No question about it: Health-care costs are a rising burden, for both workers and companies.
Against this backdrop, the modest HSA program that Bush created last year might not seem like much. But in fact, it's been a stunning success. In just 10 months, the number of participants in HSAs more than trebled to nearly 3 million, according to America's Health Insurance Plans, a national trade group.
People are catching on that the money they save in HSAs, if not spent on health care, is theirs to keep. It's a classic win-win: Workers save more, while the health-care market benefits from savvier consumers actually watching what they spend. It's the exact opposite of the third-party insurance system we have today.

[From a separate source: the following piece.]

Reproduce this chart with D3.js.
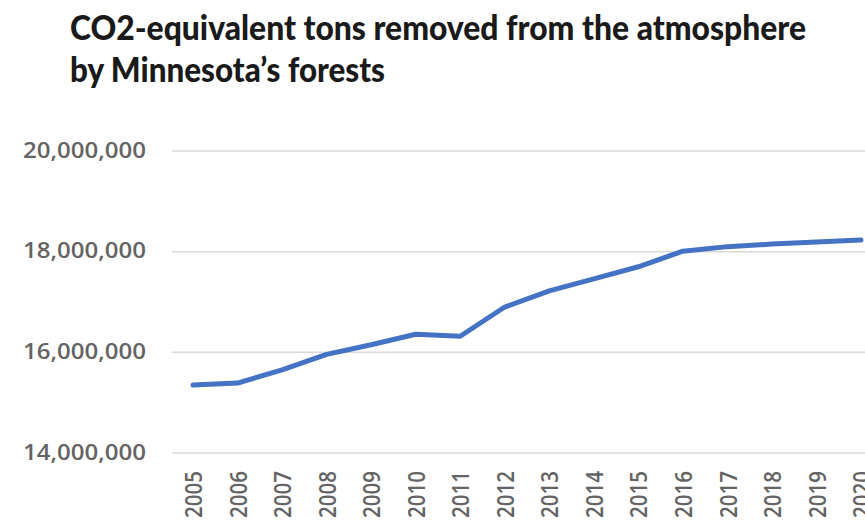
<!DOCTYPE html>
<html>
<head>
<meta charset="utf-8">
<script src="https://cdn.jsdelivr.net/npm/d3@7"></script>
<style>
  html, body { margin: 0; padding: 0; background: #fff; }
  svg { display: block; }
</style>
</head>
<body>
<svg id="chart" width="865" height="524"></svg>
<script>
// Annual CO2-equivalent tons removed by Minnesota's forests
const years = [2005, 2006, 2007, 2008, 2009, 2010, 2011, 2012, 2013, 2014, 2015, 2016, 2017, 2018, 2019, 2020];
const tonsRemoved = [15350000, 15390000, 15650000, 15960000, 16150000, 16360000, 16320000, 16900000,
                     17220000, 17460000, 17700000, 18010000, 18100000, 18150000, 18190000, 18230000];
const yTicks = [14000000, 16000000, 18000000, 20000000];
const titleLines = ["CO2-equivalent tons removed from the atmosphere", "by Minnesota\u2019s forests"];

const svg = d3.select("#chart");
const W = 865, H = 524;

const x = d3.scalePoint().domain(years).range([193, 861]);
const y = d3.scaleLinear().domain([14000000, 20000000]).range([453, 151]);

// Title
const titleWidths = [736, 315];
titleLines.forEach((t, i) => {
  svg.append("text")
    .attr("x", 70)
    .attr("y", 40 + i * 42)
    .attr("font-family", "Lato, 'Noto Sans', sans-serif")
    .attr("font-weight", 900)
    .attr("font-size", 34)
    .attr("fill", "#1a1a1a")
    .attr("textLength", titleWidths[i])
    .attr("lengthAdjust", "spacingAndGlyphs")
    .text(t);
});

// Horizontal gridlines
svg.append("g")
  .selectAll("line")
  .data(yTicks)
  .join("line")
  .attr("x1", 172)
  .attr("x2", W)
  .attr("y1", d => y(d))
  .attr("y2", d => y(d))
  .attr("stroke", "#d9d9d9")
  .attr("stroke-width", 1.5);

// Y axis labels
const yAxis = d3.axisLeft(y)
  .tickValues(yTicks)
  .tickFormat(d3.format(","))
  .tickSize(0)
  .tickPadding(0);
const gy = svg.append("g").attr("transform", "translate(146,0)").call(yAxis);
gy.select(".domain").remove();
gy.selectAll("text")
  .attr("font-family", "'Open Sans', Lato, sans-serif")
  .attr("font-weight", 600)
  .attr("font-size", 21)
  .attr("fill", "#646464")
  .attr("textLength", 123)
  .attr("lengthAdjust", "spacingAndGlyphs")
  .attr("dy", "0.3em");

// X axis labels (rotated)
const xAxis = d3.axisBottom(x).tickSize(0).tickPadding(0).tickFormat(d3.format("d"));
const gx = svg.append("g").attr("transform", "translate(0,471)").call(xAxis);
gx.select(".domain").remove();
gx.selectAll("text")
  .attr("font-family", "'Open Sans', 'Liberation Sans', sans-serif")
  .attr("font-weight", 600)
  .attr("font-size", 24)
  .attr("fill", "#646464")
  .attr("text-anchor", "end")
  .attr("textLength", 47)
  .attr("lengthAdjust", "spacingAndGlyphs")
  .attr("transform", "rotate(-90)")
  .attr("x", 0)
  .attr("y", 0)
  .attr("dx", 0)
  .attr("dy", "0.36em");

// Series line
const line = d3.line()
  .x((d, i) => x(years[i]))
  .y(d => y(d));

svg.append("path")
  .datum(tonsRemoved)
  .attr("d", line)
  .attr("fill", "none")
  .attr("stroke", "#4472c4")
  .attr("stroke-width", 5)
  .attr("stroke-linejoin", "round")
  .attr("stroke-linecap", "round");
</script>
</body>
</html>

But there's another advantage, one that gets little discussion: higher wages. An increasing chunk of workers' paychecks is being gobbled up by health-care costs. HSAs, by getting consumers involved in making choices about health care, will help curb those costs.
That should leave more money in workers' pockets -- reversing a three-decade trend of health-care costs gobbling up wage gains. The trend was on display again Tuesday, as new government data on wages and benefits showed the pace of growth for benefits -- 4.5% in the fourth quarter -- far outstripping the much-smaller 2.6% rise in wages.